Unlike a traditional test that attempts to evaluate a lifetime’s learning in a snapshot of two or three hours, portfolios give a holistic picture of an individual’s knowledge, skills and abilities acquired over time. A portfolio provides a good look at what an individual is capable of doing as well as highlighting his/her growth over time.
Writing portfolios are a common assessment tool in American high schools and universities. In fact, it was for the assessment of writing that portfolios were first used as an assessment instrument in 1983. The teachers who use writing portfolios instead of multiple choice questions (MCQ) or essays for assessment are basically of the view that a student’s performance on MCQs about grammar and vocabulary is a very incomplete measure of their writing skills.
Portfolios can be of various types, depending on the purpose of assessment. For example, for several years Aga Khan University- Institute for Educational Development has been using portfolios for the assessment of student teachers’ performance over an academic semester. These portfolios contain samples of students’ papers, their lesson plans and teaching materials and their reflective notes on their own teaching practice.
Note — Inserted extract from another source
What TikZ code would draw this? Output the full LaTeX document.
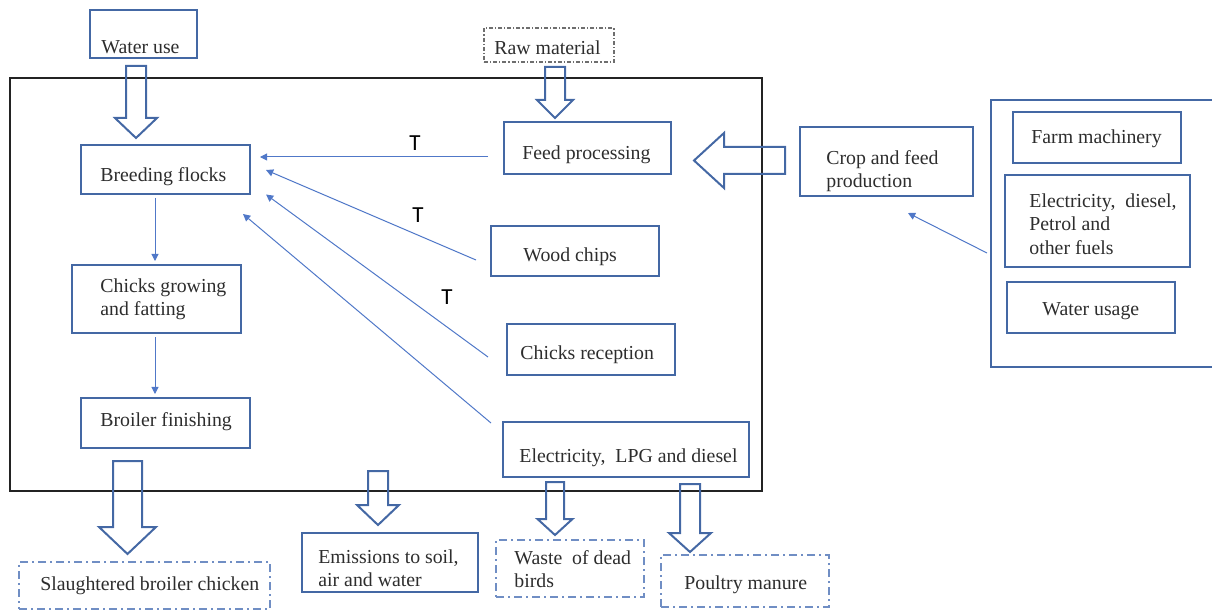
\documentclass[tikz,border=0pt]{standalone}
\usepackage{fontspec}
\setmainfont{Liberation Serif}
\newfontfamily\labelfont{Carlito}
\usetikzlibrary{arrows.meta,fit,calc}
\definecolor{boxline}{RGB}{68,104,164}
\definecolor{flowline}{RGB}{80,120,200}
\definecolor{dashline}{RGB}{112,142,196}
\definecolor{rawline}{RGB}{110,110,110}
\definecolor{frameline}{RGB}{35,35,35}
\definecolor{inktext}{RGB}{45,45,45}
% hollow block arrow pointing down: x centre, top, head start, tip, shaft half width, head half width
\newcommand\downblock[6]{%
  \draw[bigarrow] (#1-#5,#2) -- (#1+#5,#2) -- (#1+#5,#3) -- (#1+#6,#3) -- (#1,#4)
    -- (#1-#6,#3) -- (#1-#5,#3) -- cycle;}
\begin{document}
\begin{tikzpicture}[x=0.5pt,y=-0.5pt,
  box/.style={draw=boxline, line width=1pt, inner sep=0pt},
  dashbox/.style={draw=dashline, line width=1pt, inner sep=0pt,
    dash pattern=on 4pt off 2pt on 1pt off 2pt},
  rawbox/.style={draw=rawline, line width=0.6pt, inner sep=0pt,
    dash pattern=on 2pt off 1pt on 0.6pt off 1pt},
  txt/.style={anchor=west, inner sep=0pt, align=left, text=inktext, yshift=-1.2pt,
    font=\fontsize{9.9}{11.6}\selectfont},
  flow/.style={draw=flowline, line width=0.5pt, -{Triangle[width=3.6pt,length=3.6pt]}},
  tag/.style={inner sep=0pt, text=black, font=\labelfont\fontsize{11.5}{13}\selectfont},
  bigarrow/.style={draw=boxline, line width=1pt, line join=miter}]
\useasboundingbox (0,0) rectangle (1212,610);

% system boundary
\draw[frameline, line width=1pt] (10,78) rectangle (762,491);

% inputs above the boundary
\node[box, fit={(90,10) (197,58)}] (water) {};
\node[txt] at (101,45) {Water use};
\node[rawbox, fit={(484,28) (614,62)}] (raw) {};
\node[txt] at (494,45) {Raw material};

% main chain
\node[box, fit={(81,145) (250,194)}] (bf) {};
\node[txt] at (100,174) {Breeding flocks};
\node[box, fit={(72,265) (241,333)}] (cg) {};
\node[txt] at (100,296.5) {Chicks growing\\and fatting};
\node[box, fit={(81,398) (250,448)}] (brf) {};
\node[txt] at (100,419) {Broiler finishing};

% supporting processes
\node[box, fit={(504,122) (671,174)}] (fp) {};
\node[txt] at (522,152) {Feed processing};
\node[box, fit={(491,226) (659,276)}] (wc) {};
\node[txt] at (523,254) {Wood chips};
\node[box, fit={(507,324) (675,375)}] (cr) {};
\node[txt] at (520,352) {Chicks reception};
\node[box, fit={(503,422) (749,477)}] (el) {};
\node[txt] at (519,455) {Electricity,\ \ LPG and diesel};

% upstream production
\node[box, fit={(800,127) (973,196)}] (crop) {};
\node[txt] at (826,169) {Crop and feed\\production};
\node[box, fit={(991,100) (1224,367)}] (panel) {};
\node[box, fit={(1013,112) (1181,163)}] (fm) {};
\node[txt] at (1031,136) {Farm machinery};
\node[box, fit={(1005,175) (1190,267)}] (ed) {};
\node[txt, font=\fontsize{9.9}{11.75}\selectfont] at (1029,221.5) {Electricity,\ \ diesel,\\Petrol and\\other fuels};
\node[box, fit={(1007,282) (1175,333)}] (wu) {};
\node[txt] at (1042,309) {Water usage};

% outputs
\node[dashbox, fit={(19,562) (270,609)}] (sl) {};
\node[txt] at (40,583) {Slaughtered broiler chicken};
\node[box, fit={(302,533) (478,592)}] (em) {};
\node[txt] at (318,565.5) {Emissions to soil,\\air and water};
\node[dashbox, fit={(496,540) (644,597)}] (wd) {};
\node[txt] at (514,566.5) {Waste\ \ of dead\\birds};
\node[dashbox, fit={(661,555) (829,607)}] (pm) {};
\node[txt] at (684,582) {Poultry manure};

% thin flow arrows
\draw[flow] ($(bf.south)+(-10.5,3)$) -- ($(cg.north)+(-1.5,-3)$);
\draw[flow] ($(cg.south)+(-1.5,3)$) -- ($(brf.north)+(-10.5,-3)$);
\draw[flow] ($(fp.west)+(-15,9)$) -- ($(bf.east)+(9,-12.5)$);
\draw[flow] ($(wc.west)+(-14,9)$) -- ($(bf.east)+(15,0.5)$);
\draw[flow] ($(cr.west)+(-18,7.5)$) -- ($(bf.east)+(15,25)$);
\draw[flow] ($(el.west)+(-11,-26.5)$) -- ($(bf.south east)+(-8,19)$);
\draw[flow] ($(panel.west)+(-3,19.5)$) -- ($(crop.south)+(21.5,16)$);

% transport marks
\node[tag] at (415,143) {T};
\node[tag] at (418,215) {T};
\node[tag] at (447,297) {T};

% block arrows
\downblock{136}{66}{118}{138}{10}{21}
\downblock{555}{67}{100}{118}{10}{18}
\downblock{127.5}{461}{527}{554}{14.5}{28.5}
\downblock{378}{471}{505}{525}{10}{21}
\downblock{555}{482}{519}{535}{9}{17.5}
\downblock{690}{484}{533}{552}{10}{21}
\draw[bigarrow] (785,147) -- (724,147) -- (724,133) -- (694,160.5) -- (724,188)
  -- (724,174) -- (785,174) -- cycle;
\end{tikzpicture}
\end{document}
Another type of portfolio that can be used in elementary schools is a portfolio of project work children do at school. A number of universities around the world, especially business schools and medical colleges, have adopted Project-based Learning (PBL) as a way to facilitate the development of students’ critical, creative and problem-solving skills and autonomy in learning. This method of instruction engages students in real-world tasks and requires them to draw from many sources of information and disciplines. A portfolio of project work gives them an opportunity to present the outcome of their efforts in an authentic way. In these approaches, the focus of all instructional activity is on learning and, not test scores. Ongoing feedback from teachers not only provides a way of assessing students’ performance but also keeps the focus on learning. PBL as a method of teaching and portfolios for assessment provide an interesting learning-centered combination for schools.
In 2011, Aga Khan University Examination Board introduced its new assessment initiative for middle school (grades VI-VIII) called Project Portfolio which brings together the two approaches mentioned above. For the last three years, this programme is being run successfully in several schools across the country and has received very positive reviews from educators. Teachers’ and students’ enthusiasm about Project Portfolio clearly indicates that when the central concern of classroom activities is ‘learning’ not test scores, the process becomes enjoyable as well as rewarding, both for the teachers and the students.
– Ms Raana Jilani is Assistant Manager, Middle School, Aga Khan University Examination Board.